(A run of records)
···

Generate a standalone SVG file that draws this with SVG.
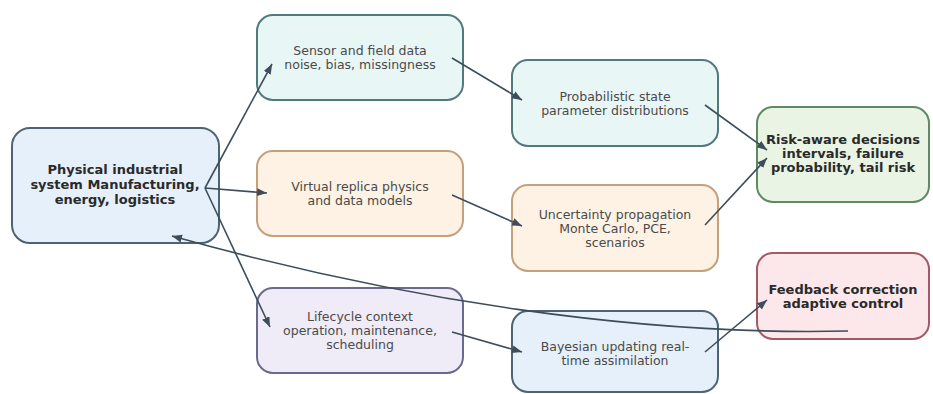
<svg xmlns="http://www.w3.org/2000/svg" width="933" height="394" viewBox="0 0 933 394">
<defs>
<marker id="arr" markerUnits="userSpaceOnUse" markerWidth="12" markerHeight="10" refX="10" refY="4" orient="auto">
<path d="M0,0 L10,4 L0,8 Z" fill="#3d4d5a"/>
</marker>
<style>
.box{stroke-width:2}
.t{font-family:"DejaVu Sans","Liberation Sans",sans-serif;font-size:12.5px;fill:#4a4a4a;text-anchor:middle}
.b{font-family:"DejaVu Sans","Liberation Sans",sans-serif;font-size:13px;font-weight:bold;fill:#2a2a2a;text-anchor:middle}
.e{fill:none;stroke:#3d4d5a;stroke-width:1.6;marker-end:url(#arr)}
.blue{fill:#e6f0fa;stroke:#4d6475}
.cyan{fill:#e9f6f6;stroke:#517a7c}
.green{fill:#e9f4e5;stroke:#5f8a62}
.orange{fill:#fdf2e4;stroke:#c4a07c}
.pink{fill:#fce7eb;stroke:#a35a67}
.lav{fill:#efecf7;stroke:#6c6990}
</style>
</defs>
<rect width="933" height="394" fill="#ffffff"/>
<g id="physical">
<rect class="box blue" x="12" y="128" width="207" height="115" rx="18"/>
<text class="b" x="115" y="174">Physical industrial</text>
<text class="b" x="115" y="189">system Manufacturing,</text>
<text class="b" x="115" y="204">energy, logistics</text>
</g>
<g id="sensor">
<rect class="box cyan" x="257" y="15" width="206" height="85" rx="16"/>
<text class="t" x="360" y="55">Sensor and field data</text>
<text class="t" x="360" y="69">noise, bias, missingness</text>
</g>
<g id="probabilistic">
<rect class="box cyan" x="512" y="60" width="206" height="86" rx="16"/>
<text class="t" x="615" y="101">Probabilistic state</text>
<text class="t" x="615" y="115">parameter distributions</text>
</g>
<g id="risk">
<rect class="box green" x="757" y="107" width="172" height="95" rx="16"/>
<text class="b" x="843" y="144">Risk-aware decisions</text>
<text class="b" x="843" y="158">intervals, failure</text>
<text class="b" x="843" y="172">probability, tail risk</text>
</g>
<g id="virtual">
<rect class="box orange" x="257" y="151" width="206" height="85" rx="16"/>
<text class="t" x="360" y="191">Virtual replica physics</text>
<text class="t" x="360" y="205">and data models</text>
</g>
<g id="uncertainty">
<rect class="box orange" x="512" y="185" width="206" height="86" rx="16"/>
<text class="t" x="615" y="219">Uncertainty propagation</text>
<text class="t" x="615" y="233">Monte Carlo, PCE,</text>
<text class="t" x="615" y="247">scenarios</text>
</g>
<g id="feedback">
<rect class="box pink" x="757" y="253" width="172" height="86" rx="16"/>
<text class="b" x="843" y="294">Feedback correction</text>
<text class="b" x="843" y="308">adaptive control</text>
</g>
<g id="lifecycle">
<rect class="box lav" x="257" y="288" width="206" height="85" rx="16"/>
<text class="t" x="360" y="321">Lifecycle context</text>
<text class="t" x="360" y="335">operation, maintenance,</text>
<text class="t" x="360" y="349">scheduling</text>
</g>
<g id="bayesian">
<rect class="box blue" x="512" y="311" width="206" height="81" rx="16"/>
<text class="t" x="615" y="351">Bayesian updating real-</text>
<text class="t" x="615" y="365">time assimilation</text>
</g>
<g id="connectors">
<path class="e" d="M205,188 L272,64"/>
<path class="e" d="M205,188 L267,193"/>
<path class="e" d="M205,188 L270,327"/>
<path class="e" d="M452,58 L522,100"/>
<path class="e" d="M452,195 L522,226"/>
<path class="e" d="M452,332 L522,352"/>
<path class="e" d="M705,105 L767,150"/>
<path class="e" d="M705,225 L767,158"/>
<path class="e" d="M705,352 L767,300"/>
<path class="e" d="M848,331 C640,336 400,300 172,236"/>
</g>
</svg>
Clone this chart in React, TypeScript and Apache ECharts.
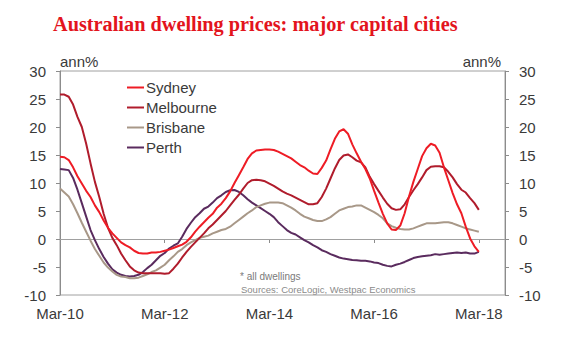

···

• _Requirements_: All of the lines above should be retyped precisely, apart from the pictures.

• _Response_:
Generate a standalone SVG file that draws this with SVG.
<svg xmlns="http://www.w3.org/2000/svg" width="933" height="394" viewBox="0 0 933 394">
<defs>
<marker id="arr" markerUnits="userSpaceOnUse" markerWidth="12" markerHeight="10" refX="10" refY="4" orient="auto">
<path d="M0,0 L10,4 L0,8 Z" fill="#3d4d5a"/>
</marker>
<style>
.box{stroke-width:2}
.t{font-family:"DejaVu Sans","Liberation Sans",sans-serif;font-size:12.5px;fill:#4a4a4a;text-anchor:middle}
.b{font-family:"DejaVu Sans","Liberation Sans",sans-serif;font-size:13px;font-weight:bold;fill:#2a2a2a;text-anchor:middle}
.e{fill:none;stroke:#3d4d5a;stroke-width:1.6;marker-end:url(#arr)}
.blue{fill:#e6f0fa;stroke:#4d6475}
.cyan{fill:#e9f6f6;stroke:#517a7c}
.green{fill:#e9f4e5;stroke:#5f8a62}
.orange{fill:#fdf2e4;stroke:#c4a07c}
.pink{fill:#fce7eb;stroke:#a35a67}
.lav{fill:#efecf7;stroke:#6c6990}
</style>
</defs>
<rect width="933" height="394" fill="#ffffff"/>
<g id="physical">
<rect class="box blue" x="12" y="128" width="207" height="115" rx="18"/>
<text class="b" x="115" y="174">Physical industrial</text>
<text class="b" x="115" y="189">system Manufacturing,</text>
<text class="b" x="115" y="204">energy, logistics</text>
</g>
<g id="sensor">
<rect class="box cyan" x="257" y="15" width="206" height="85" rx="16"/>
<text class="t" x="360" y="55">Sensor and field data</text>
<text class="t" x="360" y="69">noise, bias, missingness</text>
</g>
<g id="probabilistic">
<rect class="box cyan" x="512" y="60" width="206" height="86" rx="16"/>
<text class="t" x="615" y="101">Probabilistic state</text>
<text class="t" x="615" y="115">parameter distributions</text>
</g>
<g id="risk">
<rect class="box green" x="757" y="107" width="172" height="95" rx="16"/>
<text class="b" x="843" y="144">Risk-aware decisions</text>
<text class="b" x="843" y="158">intervals, failure</text>
<text class="b" x="843" y="172">probability, tail risk</text>
</g>
<g id="virtual">
<rect class="box orange" x="257" y="151" width="206" height="85" rx="16"/>
<text class="t" x="360" y="191">Virtual replica physics</text>
<text class="t" x="360" y="205">and data models</text>
</g>
<g id="uncertainty">
<rect class="box orange" x="512" y="185" width="206" height="86" rx="16"/>
<text class="t" x="615" y="219">Uncertainty propagation</text>
<text class="t" x="615" y="233">Monte Carlo, PCE,</text>
<text class="t" x="615" y="247">scenarios</text>
</g>
<g id="feedback">
<rect class="box pink" x="757" y="253" width="172" height="86" rx="16"/>
<text class="b" x="843" y="294">Feedback correction</text>
<text class="b" x="843" y="308">adaptive control</text>
</g>
<g id="lifecycle">
<rect class="box lav" x="257" y="288" width="206" height="85" rx="16"/>
<text class="t" x="360" y="321">Lifecycle context</text>
<text class="t" x="360" y="335">operation, maintenance,</text>
<text class="t" x="360" y="349">scheduling</text>
</g>
<g id="bayesian">
<rect class="box blue" x="512" y="311" width="206" height="81" rx="16"/>
<text class="t" x="615" y="351">Bayesian updating real-</text>
<text class="t" x="615" y="365">time assimilation</text>
</g>
<g id="connectors">
<path class="e" d="M205,188 L272,64"/>
<path class="e" d="M205,188 L267,193"/>
<path class="e" d="M205,188 L270,327"/>
<path class="e" d="M452,58 L522,100"/>
<path class="e" d="M452,195 L522,226"/>
<path class="e" d="M452,332 L522,352"/>
<path class="e" d="M705,105 L767,150"/>
<path class="e" d="M705,225 L767,158"/>
<path class="e" d="M705,352 L767,300"/>
<path class="e" d="M848,331 C640,336 400,300 172,236"/>
</g>
</svg>
Clone this chart in React, TypeScript and Apache ECharts.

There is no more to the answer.